During the 1990s, she toured Europe, performing at various events. In 1998, she was invited to perform at the Opera House of Tallinn, Estonia and at the Embassy of India in Athens.

===2000–2007===
In May 2000, she was one of the main performers at the XXIV Algarve International Music Festival in Portugal, together with opera singers Luciano Pavarotti and Olga Borodina. In September 2004, Devayani was the official Indian representative at the World Culture Open 2004 in Seoul, Korea. Devayani was selected by the International Dance Council (National Commission for UNESCO, Paris) to perform in 2006 in Athens, Greece, at The Peace & Friendship Stadium for the 20th World Congress on Dance Research and in 2007 at the Dora Sratou Amphitheatre for the 21st World Congress on Dance, next to the Acropolis.

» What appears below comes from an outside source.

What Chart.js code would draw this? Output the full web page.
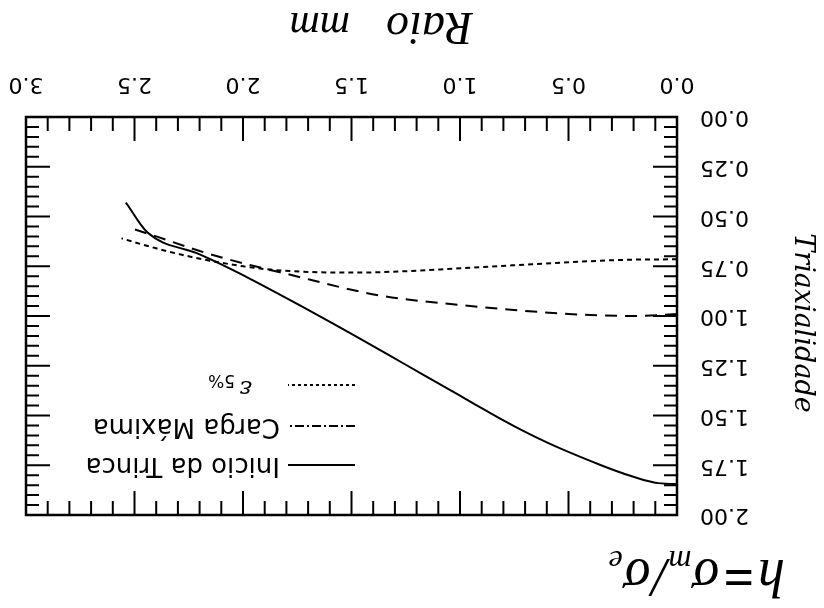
<!DOCTYPE html>
<html>
<head>
<meta charset="utf-8">
<script src="https://cdn.jsdelivr.net/npm/chart.js@4.4.1/dist/chart.umd.min.js"></script>
<style>
  html, body { margin: 0; padding: 0; background: #fff; overflow: hidden; }
  /* the reference is printed upside down */
  #chart { display: block; transform: rotate(180deg); }
</style>
</head>
<body>
<canvas id="chart" width="824" height="608"></canvas>
<script>
// Data (radius in mm, triaxiality h)
const seriesNames = ['Inicio da Trinca', 'Carga Máxima', 'ε5%'];

const trincaRaio = [0, 0.1, 0.25, 0.4, 0.6, 0.8, 1.0, 1.25, 1.5, 1.8, 2.0, 2.2, 2.44, 2.54];
const trincaH    = [1.845, 1.838, 1.79, 1.728, 1.635, 1.525, 1.40, 1.245, 1.09, 0.91, 0.795, 0.69, 0.58, 0.43];

const cargaRaio = [0, 0.2, 0.5, 0.8, 1.0, 1.37, 1.83, 2.0, 2.21, 2.4, 2.53];
const cargaH    = [0.99, 1.0, 0.99, 0.965, 0.945, 0.897, 0.78, 0.735, 0.67, 0.6, 0.554];

const epsRaio = [0, 0.25, 0.5, 0.75, 1.0, 1.25, 1.5, 1.83, 2.0, 2.23, 2.4, 2.56];
const epsH    = [0.715, 0.718, 0.73, 0.745, 0.76, 0.775, 0.782, 0.771, 0.75, 0.705, 0.66, 0.61];

const xTicks = [0, 0.5, 1.0, 1.5, 2.0, 2.5, 3.0];
const yTicks = [0, 0.25, 0.5, 0.75, 1.0, 1.25, 1.5, 1.75, 2.0];

function toPoints(xs, ys) {
    return xs.map((x, i) => ({ x: x, y: ys[i] }));
}

const lineDashes = [[], [12, 8], [5, 4]];
const legendDashes = [[], [9, 3, 2, 3], [3, 3]];

// Inward ticks on all four sides plus the frame
const frameTicks = {
    id: 'frameTicks',
    afterDraw(chart) {
        const { ctx, chartArea: { left, right, top, bottom }, scales: { x, y } } = chart;
        ctx.save();
        ctx.strokeStyle = '#000';
        ctx.lineWidth = 2;
        ctx.beginPath();
        for (let i = 0; i <= 30; i++) {
            const px = x.getPixelForValue(i / 10);
            const len = i % 5 === 0 ? 24 : 14;
            ctx.moveTo(px, bottom); ctx.lineTo(px, bottom - len);
            ctx.moveTo(px, top); ctx.lineTo(px, top + len);
        }
        for (let i = 0; i <= 40; i++) {
            const py = y.getPixelForValue(i / 20);
            const len = i % 5 === 0 ? 24 : 13;
            ctx.moveTo(left, py); ctx.lineTo(left + len, py);
            ctx.moveTo(right, py); ctx.lineTo(right - len, py);
        }
        ctx.stroke();
        ctx.lineWidth = 2.5;
        ctx.strokeRect(left, top, right - left, bottom - top);
        ctx.restore();
    }
};

// Axis titles and legend
const annotations = {
    id: 'annotations',
    afterDraw(chart) {
        const ctx = chart.ctx;
        ctx.save();
        ctx.fillStyle = '#000';
        ctx.textBaseline = 'alphabetic';

        // x title
        ctx.font = 'italic 46px "Liberation Serif"';
        ctx.textAlign = 'left';
        ctx.fillText('Raio', 351, 595);
        ctx.font = 'italic 42px "Liberation Serif"';
        ctx.fillText('mm', 474, 595);

        // y title
        ctx.save();
        ctx.translate(29, 285);
        ctx.rotate(-Math.PI / 2);
        ctx.font = 'italic 27px "DejaVu Serif"';
        ctx.textAlign = 'center';
        ctx.fillText('Triaxialidade', 0, 0);
        ctx.restore();

        // h = sigma_m / sigma_e
        let cx = 39;
        const base = 48;
        const big = 'italic 54px "Liberation Serif"';
        const small = 'italic 32px "Liberation Serif"';
        const put = (txt, font, dy, gap) => {
            ctx.font = font;
            ctx.fillText(txt, cx, base + dy);
            cx += ctx.measureText(txt).width + gap;
        };
        put('h', big, 0, 4);
        put('=', 'bold 54px "Liberation Serif"', 0, 4);
        put('σ', big, 0, 1);
        put('m', small, 9, 1);
        put('/', big, 0, 2);
        put('σ', big, 0, 1);
        put('e', small, 9, 0);

        // legend
        const rows = [143, 182, 223];
        ctx.lineWidth = 2;
        ctx.strokeStyle = '#000';
        rows.forEach((ry, i) => {
            ctx.setLineDash(legendDashes[i]);
            ctx.beginPath();
            ctx.moveTo(469, ry);
            ctx.lineTo(536, ry);
            ctx.stroke();
        });
        ctx.setLineDash([]);
        ctx.textBaseline = 'middle';
        ctx.font = '26px "DejaVu Sans"';
        ctx.fillText(seriesNames[0], 544, rows[0]);
        ctx.fillText(seriesNames[1], 544, rows[1]);
        ctx.font = 'italic 24px "DejaVu Serif"';
        ctx.fillText('ε', 572, rows[2] - 2);
        ctx.font = '17px "DejaVu Sans"';
        ctx.fillText('5%', 589, rows[2] + 6);
        ctx.restore();
    }
};

const series = [
    toPoints(trincaRaio, trincaH),
    toPoints(cargaRaio, cargaH),
    toPoints(epsRaio, epsH)
];

new Chart(document.getElementById('chart'), {
    type: 'scatter',
    data: {
        datasets: series.map((pts, i) => ({
            label: seriesNames[i],
            data: pts,
            showLine: true,
            borderColor: '#000',
            borderWidth: 2,
            borderDash: lineDashes[i],
            pointRadius: 0,
            cubicInterpolationMode: 'monotone'
        }))
    },
    options: {
        responsive: false,
        animation: false,
        devicePixelRatio: 1,
        layout: { padding: { left: 75, right: 26, top: 93, bottom: 69 } },
        plugins: { legend: { display: false }, tooltip: { enabled: false } },
        scales: {
            x: {
                type: 'linear',
                min: 0,
                max: 3,
                afterBuildTicks: (axis) => { axis.ticks = xTicks.map(v => ({ value: v })); },
                afterFit: (axis) => {
                    axis.height = 48;
                    axis.paddingLeft = 0;
                    axis.paddingRight = 0;
                },
                ticks: {
                    callback: (v) => Number(v).toFixed(1),
                    color: '#000',
                    font: { family: 'DejaVu Sans', size: 22 },
                    padding: 20,
                    maxRotation: 0
                },
                grid: { display: false, drawTicks: false },
                border: { display: false }
            },
            y: {
                type: 'linear',
                min: 0,
                max: 2,
                afterBuildTicks: (axis) => { axis.ticks = yTicks.map(v => ({ value: v })); },
                afterFit: (axis) => {
                    axis.width = 72;
                    axis.paddingTop = 0;
                    axis.paddingBottom = 0;
                },
                ticks: {
                    callback: (v) => Number(v).toFixed(2),
                    color: '#000',
                    font: { family: 'DejaVu Sans', size: 22 },
                    padding: 23
                },
                grid: { display: false, drawTicks: false },
                border: { display: false }
            }
        }
    },
    plugins: [frameTicks, annotations]
});
</script>
</body>
</html>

In 2004 she received the IMM Top Cultural Ambassador Award for Excellence.

===2008–present===
In 2008, Devayani was selected by the Ministry of Tourism of India, for its international advertising campaign "Real People". In November 2008, Devayani received the 'National Women Excellence Award' for her contributions to culture, tradition and art promotion, by the Women International Network at India International Centre in New Delhi. On 14 April 2009, Devayani was conferred the Padma Shri Award by the President of India for her distinguished services and outstanding achievements. Devayani is the first French artist to have received this award. Devayani also received the 'International Yog Confederation of India' Award 2009, for her contributions to the field of Culture.

==Seminars and workshops==
Devayani has participated in number of seminars and conducted workshops, master classes, and lecture demonstrations of Bharatanatyam.

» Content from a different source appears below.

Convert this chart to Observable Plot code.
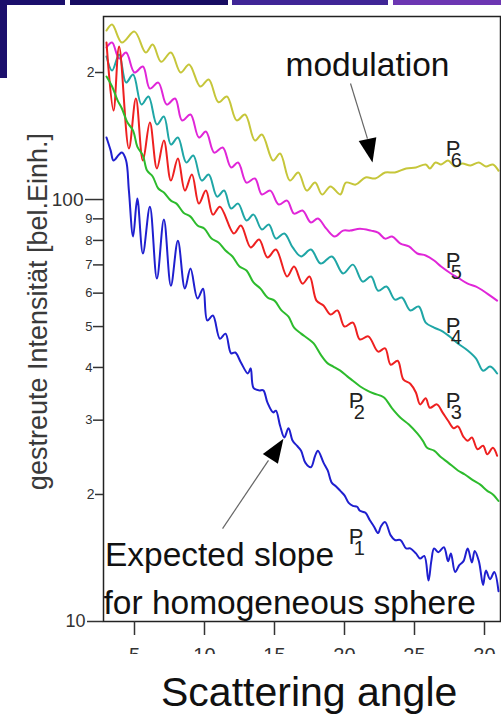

- The International Dance Workshop, Bonn, Germany 1981
- The East West Dance Encounter, Mumbai, India 1984
- Workshop with Ballet Rambert, Newcastle upon Tyne, Northern Arts, a UK National Dance Agency 1990
- The Commonwealth Institute, London, U.K.1990
- The American College of Greece, Athens, Greece 2002
- Dhiskha Children's Summer Festival, The Akshara Theatre, New Delhi, India 2005
- British School, British High Commission, New Delhi 2009
- SPIC MACAY Programs 2011 -2013

==Personal life==
Devayani's long time partner and husband was Late M. M. Kohli, former Indian Administrative Service secretary of India, who died in 2015.

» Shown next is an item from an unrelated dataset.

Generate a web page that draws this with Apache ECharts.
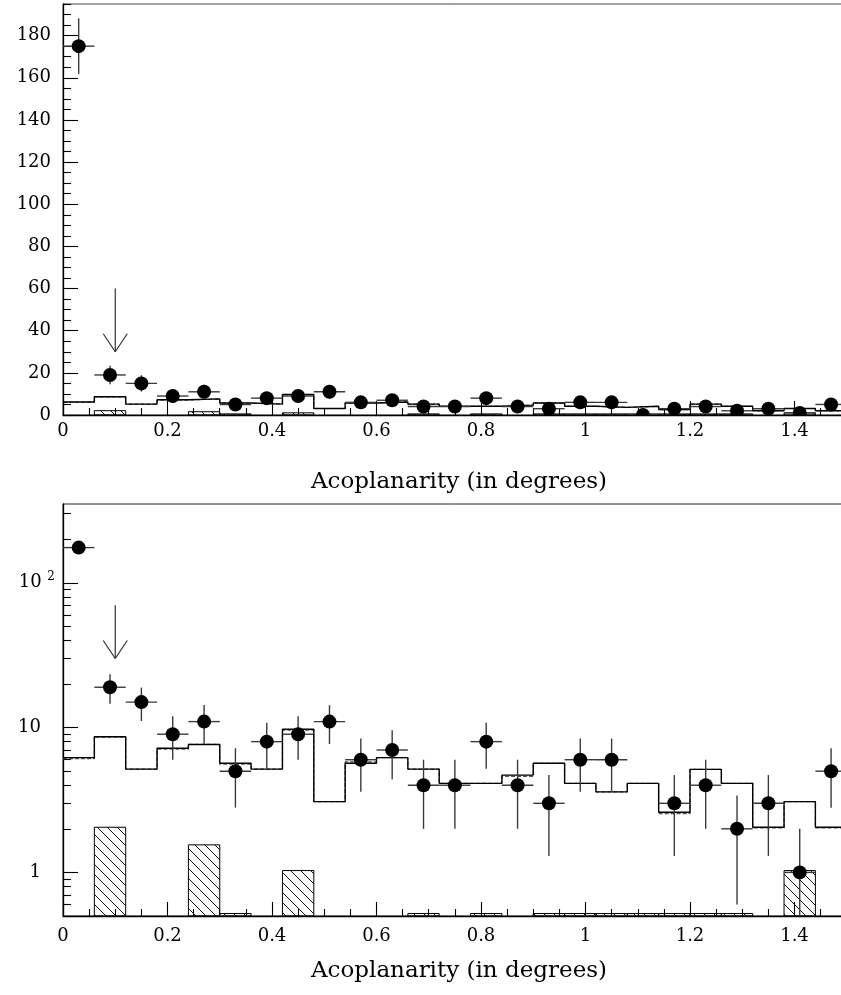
<!DOCTYPE html>
<html><head><meta charset="utf-8">
<script src="https://cdn.jsdelivr.net/npm/echarts@6/dist/echarts.min.js"></script>
<style>html,body{margin:0;padding:0;background:#fff}#c{width:841px;height:995px}</style>
</head><body><div id="c"></div>
<script>
// ---- data ----
const binWidth = 0.06;
const binLeftEdges = [0,0.06,0.12,0.18,0.24,0.30,0.36,0.42,0.48,0.54,0.60,0.66,0.72,0.78,0.84,0.90,0.96,1.02,1.08,1.14,1.20,1.26,1.32,1.38,1.44];
const binCenters = [0.03,0.09,0.15,0.21,0.27,0.33,0.39,0.45,0.51,0.57,0.63,0.69,0.75,0.81,0.87,0.93,0.99,1.05,1.11,1.17,1.23,1.29,1.35,1.41,1.47];
const dataCounts = [175,19,15,9,11,5,8,9,11,6,7,4,4,8,4,3,6,6,0,3,4,2,3,1,5];
const dataErrors = [13.2,4.4,3.9,3.0,3.3,2.2,2.8,3.0,3.3,2.4,2.6,2.0,2.0,2.8,2.0,1.7,2.4,2.4,0,1.7,2.0,1.4,1.7,1.0,2.2];
const mcSolid  = [6.2,8.65,5.17,7.2,7.65,5.67,5.17,9.73,3.08,5.67,6.2,5.17,4.12,4.12,4.7,5.67,4.12,3.6,4.12,2.6,5.15,4.12,2.05,3.08,2.05];
const mcDashed = [6.1,8.6,5.17,7.1,7.65,5.6,5.17,9.6,3.08,5.8,6.2,5.17,4.12,4.12,4.6,5.67,4.12,3.6,4.12,2.55,5.15,4.12,2.03,3.08,2.03];
const bkgHatched = [0,2.05,0,0,1.55,0.52,0,1.03,0,0,0,0.52,0,0.52,0,0.52,0.52,0.52,0.52,0.52,0.52,0.52,0,1.03,0];
const arrowX = 0.1;
const arrowTop = [60, 30];     // linear panel: from, to
const arrowLog = [70, 30];     // log panel: from, to
const yTopMajor = [0,20,40,60,80,100,120,140,160,180];
const yTopMinor = [5,10,15,25,30,35,45,50,55,65,70,75,85,90,95,105,110,115,125,130,135,145,150,155,165,170,175,185,190,195];
const yLogMajor = [1,10,100];
const yLogMinor = [0.6,0.7,0.8,0.9,2,3,4,5,6,7,8,9,20,30,40,50,60,70,80,90,200,300];
const xTitle = 'Acoplanarity (in degrees)';

// ---- style helpers ----
const FONT = 'DejaVu Serif';
const hatch = (function(){
  const s = 10, c = document.createElement('canvas');
  c.width = s; c.height = s;
  const g = c.getContext('2d');
  g.strokeStyle = '#111'; g.lineWidth = 1;
  g.beginPath();
  g.moveTo(0,0); g.lineTo(s,s);
  g.moveTo(-2,s-2); g.lineTo(2,s+2);
  g.moveTo(s-2,-2); g.lineTo(s+2,2);
  g.stroke();
  return c;
})();

function pointRenderer(yMin, isLog) {
  return function(params, api) {
    const x = api.value(0), y = api.value(1), e = api.value(2);
    if (isLog && y <= 0) return null;
    let lo = y - e; if (lo < yMin) lo = yMin;
    const c = api.coord([x, y]);
    const l = api.coord([x - binWidth/2, y]), r = api.coord([x + binWidth/2, y]);
    const t = api.coord([x, y + e]), b = api.coord([x, lo]);
    const ls = {stroke:'#3a3a3a', lineWidth:1.4};
    return {type:'group', children:[
      {type:'line', shape:{x1:l[0],y1:l[1],x2:r[0],y2:r[1]}, style:ls},
      {type:'line', shape:{x1:c[0],y1:t[1],x2:c[0],y2:b[1]}, style:ls},
      {type:'circle', shape:{cx:c[0],cy:c[1],r:7}, style:{fill:'#000'}}
    ]};
  };
}
function hatchRenderer(yMin) {
  return function(params, api) {
    const x0 = api.value(0), v = api.value(1);
    if (v <= 0) return null;
    const p1 = api.coord([x0, v]), p2 = api.coord([x0 + binWidth, yMin]);
    return {type:'rect', shape:{x:p1[0], y:p1[1], width:p2[0]-p1[0], height:p2[1]-p1[1]},
      style:{fill:{image:hatch, repeat:'repeat'}, stroke:'#000', lineWidth:1}};
  };
}
function arrowRenderer(params, api) {
  const x = api.value(0), y0 = api.value(1), y1 = api.value(2);
  const a = api.coord([x, y0]), b = api.coord([x, y1]);
  const st = {stroke:'#333', lineWidth:1.2, fill:null};
  return {type:'group', children:[
    {type:'line', shape:{x1:a[0],y1:a[1],x2:b[0],y2:b[1]}, style:st},
    {type:'line', shape:{x1:b[0]-12,y1:b[1]-18,x2:b[0],y2:b[1]}, style:st},
    {type:'line', shape:{x1:b[0]+12,y1:b[1]-18,x2:b[0],y2:b[1]}, style:st}
  ]};
}
function stepData(vals) {
  const d = binLeftEdges.map((x,i)=>[x, vals[i]]);
  d.push([binLeftEdges[binLeftEdges.length-1] + binWidth, vals[vals.length-1]]);
  return d;
}

const labelStyle = {fontFamily: FONT, fontSize: 18, color:'#000'};
function xAxisFor(gridIndex, margin) {
  return {gridIndex, type:'value', min:0, max:1.6, interval:0.2,
    axisLine:{show:true, onZero:false, lineStyle:{color:'#000', width:1.3}},
    axisTick:{show:true, inside:true, length:14, lineStyle:{color:'#000', width:1.1}},
    minorTick:{show:true, splitNumber:4, length:7, lineStyle:{color:'#000', width:1.1}},
    splitLine:{show:false}, minorSplitLine:{show:false},
    axisLabel:Object.assign({margin}, labelStyle)};
}

const chart = echarts.init(document.getElementById('c'), null, {renderer:'canvas'});
const topMin = 0, topMax = 195, logMin = 0.5, logMax = 350;
const ptsTop = binCenters.map((x,i)=>[x, dataCounts[i], dataErrors[i]]);
const hatchData = binLeftEdges.map((x,i)=>[x, bkgHatched[i]]);

chart.setOption({
  animation:false,
  backgroundColor:'#fff',
  title:[
    {text:xTitle, left:454, top:466, textAlign:'center', textStyle:{fontFamily:FONT, fontSize:23, fontWeight:'normal', color:'#000'}},
    {text:xTitle, left:454, top:955, textAlign:'center', textStyle:{fontFamily:FONT, fontSize:23, fontWeight:'normal', color:'#000'}}
  ],
  grid:[
    {left:63, top:4, width:836, height:411, show:true, borderColor:'#444', borderWidth:1, backgroundColor:'transparent', outerBoundsMode:'none', containLabel:false},
    {left:63, top:504, width:836, height:412, show:true, borderColor:'#222', borderWidth:1, backgroundColor:'transparent', outerBoundsMode:'none', containLabel:false}
  ],
  xAxis:[ xAxisFor(0, 7), xAxisFor(1, 11) ],
  yAxis:[
    {gridIndex:0, type:'value', position:'left', min:topMin, max:topMax,
      axisLine:{show:true, lineStyle:{color:'#000', width:1.3}},
      axisTick:{show:true, inside:true, length:15, customValues:yTopMajor, lineStyle:{color:'#000', width:1.1}},
      axisLabel:Object.assign({margin:12, customValues:yTopMajor}, labelStyle),
      splitLine:{show:false}},
    {gridIndex:0, type:'value', position:'left', offset:0, min:topMin, max:topMax,
      axisLine:{show:false},
      axisTick:{show:true, inside:true, length:8, customValues:yTopMinor, lineStyle:{color:'#000', width:1.1}},
      axisLabel:{show:false}, splitLine:{show:false}},
    {gridIndex:1, type:'log', logBase:10, position:'left', min:logMin, max:logMax,
      axisLine:{show:true, lineStyle:{color:'#000', width:1.3}},
      axisTick:{show:true, inside:true, length:15, customValues:yLogMajor, lineStyle:{color:'#000', width:1.1}},
      axisLabel:{margin:8, customValues:yLogMajor,
        formatter:function(v){ return v >= 100 ? '{n|10 }{s|2}' : '{m|' + Math.round(v) + '}'; },
        rich:{
          n:{fontFamily:FONT, fontSize:18, color:'#000'},
          m:{fontFamily:FONT, fontSize:18, color:'#000', padding:[0,14,0,0]},
          s:{fontFamily:FONT, fontSize:12, color:'#000', padding:[0,0,12,0]}
        }},
      splitLine:{show:false}},
    {gridIndex:1, type:'log', logBase:10, position:'left', offset:0, min:logMin, max:logMax,
      axisLine:{show:false},
      axisTick:{show:true, inside:true, length:8, customValues:yLogMinor, lineStyle:{color:'#000', width:1.1}},
      axisLabel:{show:false}, splitLine:{show:false}}
  ],
  series:[
    // top (linear) panel
    {type:'custom', xAxisIndex:0, yAxisIndex:0, clip:true, renderItem:hatchRenderer(topMin), data:hatchData, z:2},
    {type:'line', xAxisIndex:0, yAxisIndex:0, step:'end', symbol:'none', data:stepData(mcDashed),
      lineStyle:{color:'#555', width:1.2, type:[4,2]}, z:3},
    {type:'line', xAxisIndex:0, yAxisIndex:0, step:'end', symbol:'none', data:stepData(mcSolid),
      lineStyle:{color:'#000', width:1.4}, z:4},
    {type:'custom', xAxisIndex:0, yAxisIndex:0, clip:true, renderItem:pointRenderer(topMin,false), data:ptsTop, z:5},
    {type:'custom', xAxisIndex:0, yAxisIndex:0, renderItem:arrowRenderer, data:[[arrowX, arrowTop[0], arrowTop[1]]], z:6},
    // bottom (log) panel
    {type:'custom', xAxisIndex:1, yAxisIndex:2, clip:true, renderItem:hatchRenderer(logMin), data:hatchData, z:2},
    {type:'line', xAxisIndex:1, yAxisIndex:2, step:'end', symbol:'none', data:stepData(mcDashed),
      lineStyle:{color:'#555', width:1.2, type:[4,2]}, z:3},
    {type:'line', xAxisIndex:1, yAxisIndex:2, step:'end', symbol:'none', data:stepData(mcSolid),
      lineStyle:{color:'#000', width:1.4}, z:4},
    {type:'custom', xAxisIndex:1, yAxisIndex:2, clip:true, renderItem:pointRenderer(logMin,true), data:ptsTop, z:5},
    {type:'custom', xAxisIndex:1, yAxisIndex:2, renderItem:arrowRenderer, data:[[arrowX, arrowLog[0], arrowLog[1]]], z:6}
  ]
});
</script></body></html>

==Awards, honours and recognition==

| Year | Awards |
|---|---|
| 1973–1975 & 1976–1978 | Indo-French Cultural Exchange Programme Scholarship, Madras |
| 1980–1984 | Awarded the I.C.C.R. Scholarship, New Delhi. |
| 1982 | Awarded a special grant from the French Embassy, New Delhi. |
| 1983 | Award at International Choreography Contest, Nyon, Switzerland. |
| 1987 | "Award for exemplary contribution to the Art and Tradition of Bharata Natyam", South Central Zonal Cultural Centre (S.C.Z.C.C.), India. |
| 1988 | "Award for Exemplary contribution to the Art and Tradition of Bharata Natyam", North Central Zonal Cultural Centre (N.C.Z.C.C.), India. |
| 1991 | Assisted by the Deptt. of Culture, Ministry of Human Resource and Development, New Delhi for the production 'Devadasi'. |
| 1998 | "Award for Achievement of Excellence" conferred on Devayani by the Andhra Cultural & Welfare Society, New Delhi. |
| 2001 | Classified as Eminent Artist, by the Ministry of Culture, Government of India, New Delhi. |
| 2004 | The "Top Cultural Ambassador Award for Excellence" was awarded to Devayani by the Institute of Marketing & Management in New Delhi. This honour was conferred on her in recognition of her outstanding contribution to the internationalisation of Bharatanatyam. |
| 2008 | The "National Women Excellence Award" for her outstanding contribution to Culture, Tradition & Art Promotion. |
| 2008 | Selected by the Ministry of Tourism of India, to be Brand Ambassador for the "Incredible India" advertising campaign titled "Real People". |
| 2009 | Conferred a Certificate of Appreciation by the Yog Confederation of India for her contribution in the field of Culture and the promotion & propagation of Traditional Systems during the International Conference on Gandhi, Yog and Global Peace |
| 2009 | Padma Shri |
| 2013 | Nominated for the" Bharat Jyoti Award" by the India International Friendship Society, New Delhi |

===Special distinctions===
She was invited by the Arts Council of England as artist-in-residence, to promote Indian dance and culture in 1990, at the Newcastle upon Tyne National Dance Agency.

Devayani performed for the United Nations' Day in New Delhi in 1981, India's Republic Day Celebrations in Germany in 1981, Pandit Jawaharlal Nehru's Birth Centenary in France, Denmark, and Germany in 1989, a function held to celebrate the Birthday of the Queen of Denmark in New Delhi in 1990, and the 50th Anniversary of India's Independence in Greece in 1998.

Devayani was an active member of the International Dance Council (CID), UNESCO from 2003 to 2007.

==In the media==
Devayani was given a full page coverage in Time and Newsweek in addition to 70 other international magazines for the "Real People" campaign of the Ministry of Tourism of India.

Films of Devayani's performances have been broadcast by the BBC, Tyne Tees Television, ITV (U.K.), Zee T.V., Asianet T.V. (U.K., Europe, U.S.), FR3 (France), Net (Greece), and Indian T.V. Network.